Pourquoi Tocqueville ?
Dans le premier numéro de The Tocqueville Review/La Revue Tocqueville publié il y a près de quarante ans, Raymond Aron se félicitait de la « redécouverte » de l’œuvre d’Alexis de Tocqueville, exhumée après une longue période d’obscurité. S’il est vrai, comme l’écrivait Aron, que les livres de l’aristocrate normand avaient été délaissés par les professeurs de la Sorbonne et de l’École normale supérieure au milieu du siècle dernier, son nom est aujourd’hui une référence incontournable de part et d’autre côté de l’Atlantique. L’héritage intellectuel de Tocqueville excède le seul milieu universitaire. Régulièrement cité par les journalistes américains soucieux d’évaluer l’état de la démocratie américaine, et certains opposants de l’Etat jacobin centralisé ont revendiqué son autorité pour leurs propos. La présence de Tocqueville a atteint un tel point que son nom est presque inévitablement invoqué par les Français lorsqu’ils s’intéressent aux États-Unis. Cette tendance a peut-être incité Garrison Keillor à mettre en garde ses lecteurs contre les risques d’instrumentalisation des écrits de Tocqueville, dans une critique cinglante du livre de Bernard-Henri Lévy, où l’auteur tentait de réécrire De la Démocratie en Amérique : « on devrait se méfier des livres dont le titre mentionne Tocqueville » écrivait alors Keillor.
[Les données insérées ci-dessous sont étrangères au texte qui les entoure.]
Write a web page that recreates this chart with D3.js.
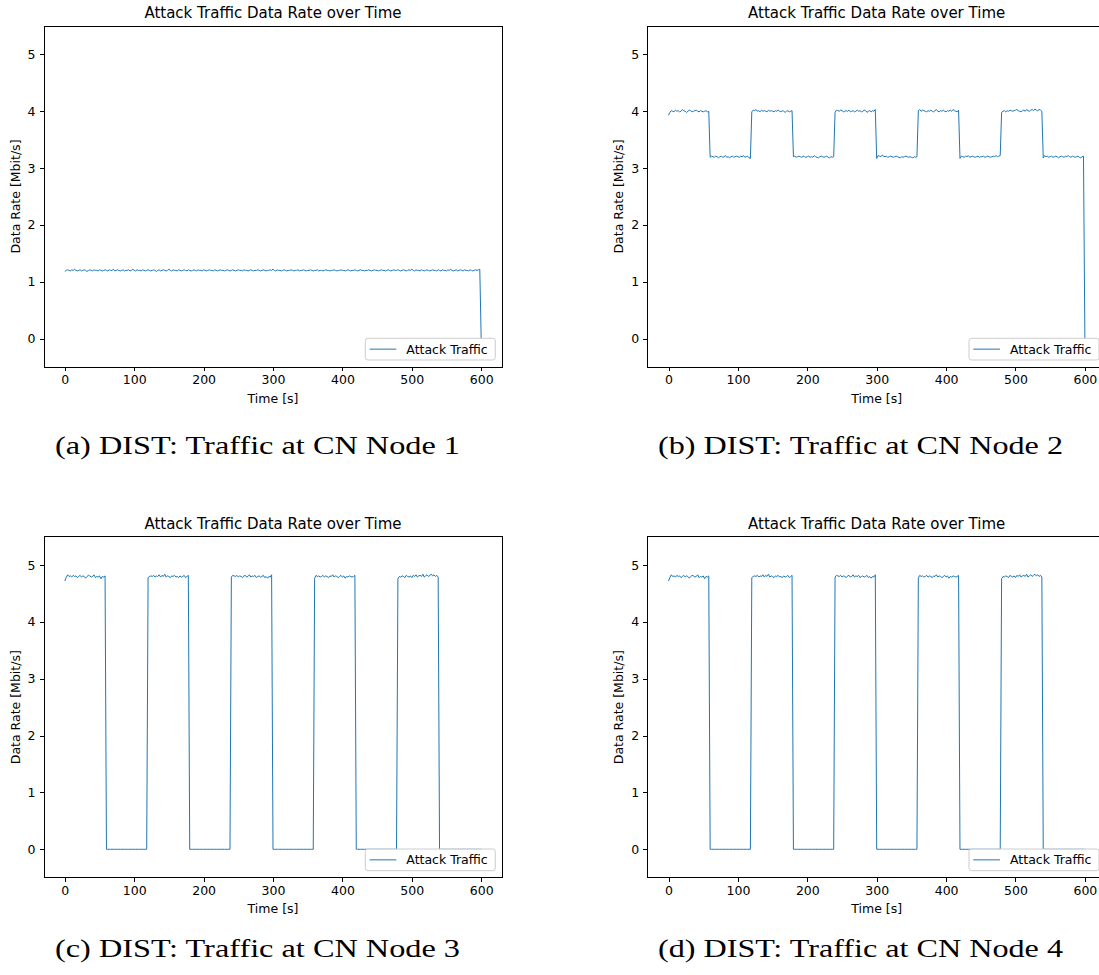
<!DOCTYPE html>
<html>
<head>
<meta charset="utf-8">
<script src="https://cdn.jsdelivr.net/npm/d3@7"></script>
<style>
body { margin: 0; background: #fff; overflow: hidden; }
</style>
</head>
<body>
<script>
// time grid, one sample every 2 s
var times = d3.range(0, 601, 2);

var xTicks = [0, 100, 200, 300, 400, 500, 600];
var yTicks = [0, 1, 2, 3, 4, 5];

var titles = "Attack Traffic Data Rate over Time";
var legendLabel = "Attack Traffic";
var captions = [
  "(a) DIST: Traffic at CN Node 1",
  "(b) DIST: Traffic at CN Node 2",
  "(c) DIST: Traffic at CN Node 3",
  "(d) DIST: Traffic at CN Node 4"
];

// Mbit/s, one row per 60 s
var rateNode1 = [
  1.18,1.20,1.21,1.20,1.19, 1.21,1.20,1.22,1.20,1.19, 1.20,1.21,1.19,1.20,1.21, 1.20,1.18,1.20,1.21,1.20, 1.19,1.21,1.20,1.20,1.19, 1.21,1.20,1.19,1.20,1.21,
  1.20,1.19,1.21,1.20,1.20, 1.22,1.19,1.20,1.21,1.20, 1.19,1.20,1.21,1.19,1.20, 1.20,1.21,1.19,1.20,1.22, 1.20,1.19,1.21,1.20,1.20, 1.19,1.21,1.20,1.19,1.20,
  1.21,1.20,1.19,1.20,1.21, 1.20,1.18,1.20,1.21,1.19, 1.20,1.21,1.20,1.19,1.20, 1.22,1.20,1.19,1.21,1.20, 1.20,1.19,1.21,1.20,1.19, 1.20,1.21,1.20,1.19,1.21,
  1.20,1.19,1.20,1.21,1.20, 1.19,1.21,1.20,1.20,1.19, 1.21,1.20,1.19,1.20,1.21, 1.20,1.20,1.19,1.21,1.20, 1.19,1.20,1.21,1.20,1.20, 1.19,1.20,1.21,1.20,1.19,
  1.20,1.21,1.20,1.19,1.20, 1.21,1.20,1.20,1.19,1.21, 1.20,1.20,1.19,1.20,1.21, 1.20,1.19,1.20,1.20,1.21, 1.20,1.19,1.20,1.21,1.20, 1.19,1.20,1.20,1.21,1.20,
  1.22,1.20,1.19,1.21,1.20, 1.20,1.19,1.20,1.21,1.20, 1.19,1.20,1.20,1.21,1.20, 1.19,1.20,1.20,1.21,1.19, 1.20,1.20,1.21,1.20,1.19, 1.20,1.20,1.21,1.20,1.19,
  1.20,1.20,1.21,1.19,1.20, 1.20,1.19,1.20,1.21,1.20, 1.20,1.19,1.20,1.20,1.21, 1.20,1.19,1.20,1.20,1.21, 1.20,1.20,1.19,1.20,1.21, 1.20,1.19,1.20,1.20,1.21,
  1.20,1.19,1.20,1.21,1.20, 1.20,1.19,1.20,1.20,1.21, 1.20,1.19,1.20,1.21,1.20, 1.20,1.19,1.20,1.21,1.20, 1.20,1.19,1.20,1.21,1.20, 1.19,1.20,1.21,1.20,1.20,
  1.21,1.20,1.19,1.20,1.21, 1.20,1.19,1.20,1.21,1.20, 1.22,1.20,1.19,1.21,1.20, 1.20,1.19,1.21,1.20,1.19, 1.20,1.21,1.20,1.19,1.20, 1.21,1.20,1.20,1.19,1.21,
  1.20,1.19,1.21,1.20,1.20, 1.19,1.21,1.20,1.22,1.20, 1.19,1.20,1.21,1.19,1.20, 1.21,1.20,1.19,1.21,1.20, 1.20,1.19,1.21,1.20,1.19, 1.20,1.21,1.20,1.21,1.22,
  0
];

var rateNode2 = [
  3.93,3.98,4.01,4.00,3.99, 4.02,4.00,4.01,3.99,4.00, 4.03,4.01,4.00,3.98,4.00, 4.02,4.01,3.99,4.00,4.01, 4.02,4.00,3.99,4.01,4.00, 3.99,4.00,4.01,3.99,4.00,
  3.19,3.21,3.20,3.19,3.21, 3.20,3.18,3.20,3.21,3.19, 3.20,3.22,3.19,3.20,3.18, 3.20,3.21,3.19,3.20,3.21, 3.20,3.19,3.21,3.20,3.22, 3.19,3.20,3.21,3.18,3.17,
  3.99,4.02,4.01,4.03,4.00, 4.01,3.99,4.02,4.00,4.01, 4.00,3.99,4.02,4.00,4.01, 4.00,3.99,4.01,4.00,4.02, 4.00,3.99,4.01,4.00,3.98, 4.00,4.01,3.99,4.00,4.01,
  3.20,3.21,3.19,3.20,3.21, 3.20,3.19,3.21,3.20,3.19, 3.20,3.21,3.19,3.20,3.19, 3.22,3.20,3.19,3.18,3.20, 3.21,3.20,3.19,3.20,3.21, 3.19,3.18,3.20,3.19,3.20,
  3.98,4.02,4.01,4.00,4.02, 4.01,3.99,4.00,4.01,4.00, 4.02,3.99,4.00,4.01,3.99, 4.00,4.02,4.00,4.01,3.99, 4.00,4.02,4.01,3.98,4.00, 4.01,3.99,4.01,4.00,4.03,
  3.17,3.22,3.21,3.20,3.23, 3.21,3.20,3.21,3.19,3.20, 3.21,3.20,3.19,3.20,3.21, 3.20,3.19,3.18,3.20,3.19, 3.20,3.21,3.20,3.19,3.20, 3.19,3.18,3.20,3.19,3.20,
  4.01,4.03,4.00,4.02,4.01, 4.00,3.99,4.01,4.00,4.02, 4.00,3.99,4.01,4.03,4.00, 3.99,4.01,4.00,4.02,4.00, 3.99,4.01,4.00,4.02,4.00, 4.03,4.01,4.00,3.99,4.02,
  3.17,3.21,3.20,3.19,3.21, 3.20,3.22,3.19,3.20,3.21, 3.20,3.19,3.20,3.21,3.19, 3.20,3.20,3.21,3.19,3.20, 3.21,3.20,3.19,3.20,3.21, 3.20,3.22,3.20,3.21,3.22,
  3.98,4.00,4.01,3.99,4.01, 4.00,4.02,4.01,4.00,4.01, 4.02,4.03,4.01,4.00,3.99, 4.01,4.02,4.00,4.03,4.01, 4.00,4.02,4.03,4.01,4.04, 4.02,4.01,4.03,4.02,4.00,
  3.18,3.22,3.20,3.21,3.19, 3.20,3.21,3.19,3.20,3.21, 3.20,3.18,3.20,3.21,3.20, 3.19,3.21,3.20,3.22,3.20, 3.19,3.21,3.20,3.19,3.20, 3.21,3.19,3.18,3.20,3.21,
  0
];

var rateNode3 = [
  4.72,4.78,4.83,4.80,4.81, 4.79,4.82,4.80,4.81,4.78, 4.80,4.82,4.79,4.81,4.80, 4.77,4.80,4.82,4.81,4.79, 4.80,4.83,4.78,4.80,4.79, 4.81,4.76,4.80,4.79,4.81,
  0,0,0,0,0, 0,0,0,0,0, 0,0,0,0,0, 0,0,0,0,0, 0,0,0,0,0, 0,0,0,0,0,
  4.78,4.80,4.81,4.80,4.82, 4.79,4.81,4.80,4.83,4.79, 4.82,4.80,4.84,4.79,4.81, 4.80,4.78,4.81,4.80,4.82, 4.79,4.80,4.78,4.81,4.79, 4.80,4.82,4.78,4.80,4.82,
  0,0,0,0,0, 0,0,0,0,0, 0,0,0,0,0, 0,0,0,0,0, 0,0,0,0,0, 0,0,0,0,0,
  4.79,4.82,4.81,4.80,4.82, 4.79,4.81,4.80,4.78,4.81, 4.82,4.79,4.80,4.83,4.79, 4.81,4.80,4.82,4.78,4.80, 4.81,4.79,4.80,4.82,4.78, 4.80,4.77,4.80,4.79,4.83,
  0,0,0,0,0, 0,0,0,0,0, 0,0,0,0,0, 0,0,0,0,0, 0,0,0,0,0, 0,0,0,0,0,
  4.77,4.82,4.80,4.81,4.79, 4.80,4.82,4.79,4.81,4.80, 4.78,4.81,4.80,4.83,4.79, 4.81,4.80,4.78,4.80,4.82, 4.79,4.81,4.77,4.80,4.79, 4.81,4.80,4.79,4.80,4.82,
  0,0,0,0,0, 0,0,0,0,0, 0,0,0,0,0, 0,0,0,0,0, 0,0,0,0,0, 0,0,0,0,0,
  4.76,4.80,4.79,4.81,4.80, 4.78,4.82,4.80,4.79,4.81, 4.78,4.82,4.80,4.83,4.79, 4.81,4.82,4.80,4.84,4.79, 4.81,4.83,4.80,4.82,4.84, 4.81,4.83,4.80,4.82,4.79,
  0,0,0,0,0, 0,0,0,0,0, 0,0,0,0,0, 0,0,0,0,0, 0,0,0,0,0, 0,0,0,0,0,
  0
];

// node 4 shows the same trace as node 3
var rateNode4 = rateNode3.slice();

var width = 1099;
var height = 975;
var pw = 458;
var ph = 341;

var panels = [
  { x: 44,    y: 26,    data: rateNode1, cap: captions[0], capX: 55,  capY: 454 },
  { x: 647.7, y: 26,    data: rateNode2, cap: captions[1], capX: 658, capY: 454 },
  { x: 44,    y: 536.7, data: rateNode3, cap: captions[2], capX: 55,  capY: 957 },
  { x: 647.7, y: 536.7, data: rateNode4, cap: captions[3], capX: 658, capY: 957 }
];

var svg = d3.select("body")
  .append("svg")
  .attr("width", width)
  .attr("height", height);

var font = "DejaVu Sans, sans-serif";

panels.forEach(function(p) {
  var g = svg.append("g").attr("transform", "translate(" + p.x + "," + p.y + ")");

  var xscale = d3.scaleLinear().domain([-30, 630]).range([0, pw]);
  var yscale = d3.scaleLinear().domain([-0.5, 5.5]).range([ph, 0]);

  var pts = p.data.map(function(v, i) { return [times[i], v]; });

  var line = d3.line()
    .x(function(d) { return xscale(d[0]); })
    .y(function(d) { return yscale(d[1]); });

  g.append("path")
    .datum(pts)
    .attr("d", line)
    .attr("fill", "none")
    .attr("stroke", "#1f77b4")
    .attr("stroke-width", 1);

  var xAxis = g.append("g")
    .attr("transform", "translate(0," + ph + ")")
    .call(d3.axisBottom(xscale).tickValues(xTicks).tickSize(4.4).tickPadding(4.2).tickFormat(d3.format("d")));
  var yAxis = g.append("g")
    .call(d3.axisLeft(yscale).tickValues(yTicks).tickSize(4.4).tickPadding(4.2).tickFormat(d3.format("d")));

  [xAxis, yAxis].forEach(function(a) {
    a.select(".domain").remove();
    a.attr("font-family", font).attr("font-size", 12.5);
    a.selectAll("line").attr("stroke", "#000").attr("shape-rendering", "crispEdges");
    a.selectAll("text").attr("fill", "#000");
  });

  // frame
  g.append("rect")
    .attr("x", 0).attr("y", 0)
    .attr("width", pw).attr("height", ph)
    .attr("fill", "none")
    .attr("stroke", "#000")
    .attr("stroke-width", 1)
    .attr("shape-rendering", "crispEdges");

  g.append("text")
    .attr("x", pw / 2).attr("y", -7.7)
    .attr("text-anchor", "middle")
    .attr("font-family", font).attr("font-size", 15)
    .text(titles);

  g.append("text")
    .attr("x", pw / 2).attr("y", ph + 35.7)
    .attr("text-anchor", "middle")
    .attr("font-family", font).attr("font-size", 12.5)
    .text("Time [s]");

  g.append("text")
    .attr("transform", "translate(-24.5," + (ph / 2) + ") rotate(-90)")
    .attr("text-anchor", "middle")
    .attr("font-family", font).attr("font-size", 12.5)
    .text("Data Rate [Mbit/s]");

  // legend, lower right
  var lw = 130, lh = 21.7;
  var lx = pw - 6.7 - lw, ly = ph - 7 - lh;
  var lg = g.append("g").attr("transform", "translate(" + lx + "," + ly + ")");
  lg.append("rect")
    .attr("width", lw).attr("height", lh)
    .attr("rx", 2.5)
    .attr("fill", "#fff").attr("fill-opacity", 0.8)
    .attr("stroke", "#cccccc").attr("stroke-width", 1);
  lg.append("line")
    .attr("x1", 4.3).attr("x2", 31)
    .attr("y1", lh / 2).attr("y2", lh / 2)
    .attr("stroke", "#1f77b4").attr("stroke-width", 1);
  lg.append("text")
    .attr("x", 41).attr("y", lh / 2)
    .attr("dy", "0.36em")
    .attr("font-family", font).attr("font-size", 12.5)
    .text(legendLabel);

  // sub-figure caption
  svg.append("text")
    .attr("x", p.capX).attr("y", p.capY)
    .attr("font-family", "Liberation Serif, serif")
    .attr("font-size", 25.5)
    .attr("textLength", 405)
    .attr("lengthAdjust", "spacingAndGlyphs")
    .text(p.cap);
});
</script>
</body>
</html>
Pour se garder contre l’éventuelle méfiance que pourrait inspirer l’intitulé de ce blog, il est utile de rappeler combien la pensée de Tocqueville est importante pour comprendre la démocratie du XXIe siècle, et pourquoi il est nécessaire de le redécouvrir encore.
La conception tocquevillienne de la démocratie demeure puissante, et cette puissance tient à sa profonde simplicité. Selon Tocqueville, le monde moderne est démocratique dans la mesure où il repose sur une présomption d’égalité des conditions entre les individus—les hiérarchies sociales, fondées sur les privilèges héréditaires, les ordres et les castes n’y sont plus légitimes. Dans l’Amérique observée par Tocqueville, cette égalité sociale a permis de créer un système politique représentatif et de forger un esprit égalitariste, mais elle ne se réduit ni à l’un ni à l’autre. Tocqueville fait de l’égalité des conditions la caractéristique fondamentale de la démocratie moderne. Mais cette caractéristique est aussi observable au sein de sociétés aux pratiques politiques et modes de pensées anti-démocratiques. L’œuvre de Tocqueville n’est donc pas la seule qui puisse nous permettre de comprendre la démocratie, et le prisme démocratique n’est pas la seule manière d’appréhender le monde contemporain. Mais ce cadre conceptuel n’en demeure pas moins utile à la compréhension des enjeux démocratiques contemporains, que ce soit en France, aux États-Unis ou ailleurs. Aujourd’hui, de nombreux pays démocratiques voient leurs institutions politiques remises en cause, pour partie par les mouvements dits « populistes ». Au même moment, des gouvernants autoritaires n’hésitent pas à se présenter comme des alternatives viables au modèle démocratique occidental tandis que certains pays cherchent à définir une voie intermédiaire en adoptant les canons de la « démocratie illibérale ». L’œuvre de Tocqueville nous invite à penser ces tendances mondiales comme composantes d’un monde démocratique. Ce blog se propose de répondre à cette invitation.
À cette fin, le blog Tocqueville 21 proposera des écrits originaux en anglais et en français, et encouragera les traductions et les échanges entre les deux langues. Bien qu’inspiré par un célèbre voyage entrepris depuis la France jusqu’aux États-Unis au XIXe siècle, Tocqueville 21 aura une portée mondiale et mobilisera des auteurs de nationalités et de traditions disciplinaires variées. Ce blog publiera régulièrement des articles d’auteurs invités, des entretiens, des notes de lecture et des échanges critiques. Tocqueville 21 se réjouit également d’accueillir les publications du blog French Politics d’Arthur Goldhammer, membre du comité éditorial de The Tocqueville Review/La Revue Tocqueville. Le blog se veut lieu d’échanges et de réflexion sur la démocratie au XXIe siècle en confrontant les perspectives diversifiées que cette tâche nécessite. Cette diversité est indispensable pour comprendre un monde où, comme Tocqueville l’a vu, la démocratie est presque universelle, mais sous tellement de formes divergentes et contradictoires qu’il est souvent difficile de la reconnaître.